As noted in the Phase I report, the response rate to the Re-establishment Survey was 44 percent in 2007-2008, making the information of limited utility. As a result, it was recommended that opportunities be identified and implemented to improve response rates. Program Management actioned this recommendation by revising the survey and developing a new approach to improve response rates. However, the evaluation was able to utilize some information from the 2008-2009 Re-establishment Survey.

Also, the extent and nature to which performance measures can be defined is limited due to the constraints imposed by VAC’s current Performance Activity Architecture.

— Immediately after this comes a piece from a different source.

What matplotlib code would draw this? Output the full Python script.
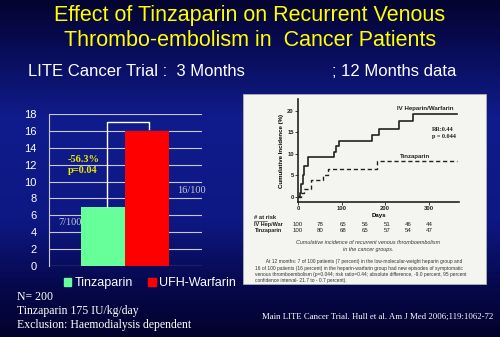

3.4.2 Absence of a baseline or comparison group

The Evaluation Plan identified that this was the first evaluation of the NVC and a baseline was not established in advance of implementation. In addition, as mentioned in the evaluation of DA/DP, no comparable suite of programs existed within Canada, and a control group could not be developed as all individuals who apply and are eligible for NVC programs and services generally receive them. Furthermore, VAC serves a group of individuals with very complex needs, not all of whom will be able to successfully re-establish. Where the evaluation team had sufficient evidence to make conclusions on effectiveness and efficiency, they have done so. However, some general conclusions regarding the overall effectiveness were limited given limited baseline or comparison group.

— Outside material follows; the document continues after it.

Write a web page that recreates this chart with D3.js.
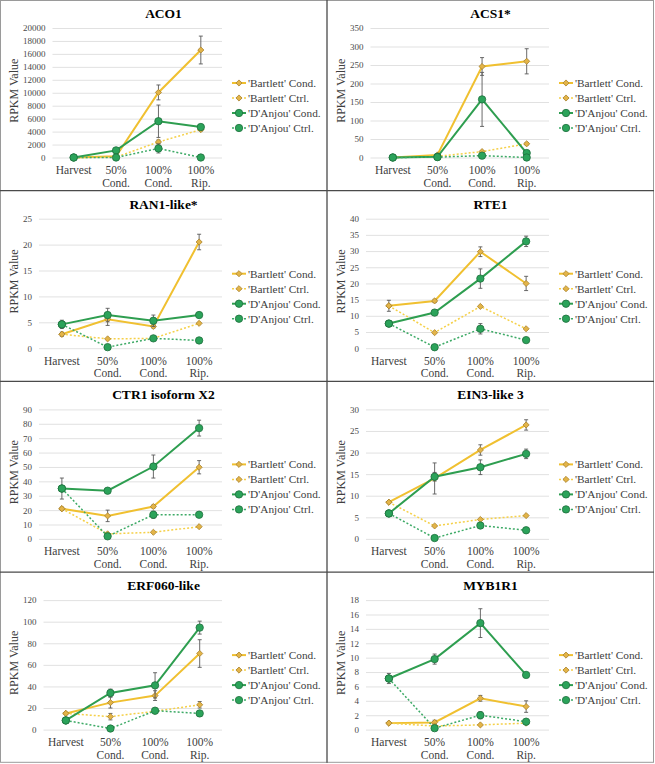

3.4.3 Availability of data

The evaluation team worked closely with the Statistics Directorate to collect and analyze all available information relating to the NVC outcomes. However, there were gaps in the information that was available. One significant gap, as described in Section 4.2, was the inability to identify accurate costs for treatment in the Rehabilitation Program. This limited the evaluation team’s ability to assess the efficiency of the program as specific costs could be isolated only through assumptions.

Another gap is that no barriers (a barrier to re-establishment in civilian life is that which limits or prevents the individual’s reasonable performance of his/her roles in the workplace, home or community), were recorded for medically released Veterans who apply for the Rehabilitation Program within 120 days of release. In total, there were 1,285 Veterans who have accessed the Rehabilitation Program under medical release eligibility so the information relating to their barriers is not documented. This limits the evaluation’s ability to assess health progress for approximately 30 percent of all rehabilitation participants. In April 2010, modifications were made to the Rehabilitation Record of Decision (RROD), allowing data entry concerning barriers to re-establishment for medically releasing Veterans.

VAC has developed an earnings loss benefit to temporarily provide income replacement for individuals while in the Rehabilitation Program and offers vocational or Career Transition Services to enhance employment opportunities. For the period under review, VAC did not have sufficient information regarding post employment income to determine if this employment is providing a level of income deemed to meet basic needs. Recent changes announced by the Minister of Veterans Affairs have rectified this shortcoming for those who are seriously disabled.

The file review noted that in baseline (and subsequent) assessments performed by case managers (CM), the degree of information captured on the extent of community participation is often limited. The individual may be participating, however, it is difficult to capture the degree of participation because the information is not always documented and the relevant information is not captured concisely in one location.

3.4.4 Time period

Many injured CF members require several years of support from VAC to successfully transition and re-establish to civilian life. The NVC was implemented in April 2006 providing only four years of data and only a limited number of Veterans have had enough time to complete the programs. This posed limitations on the assessment of overall program effectiveness over the long term. Future evaluations will have additional information available to analyze the various outcomes over a longer post-program time period.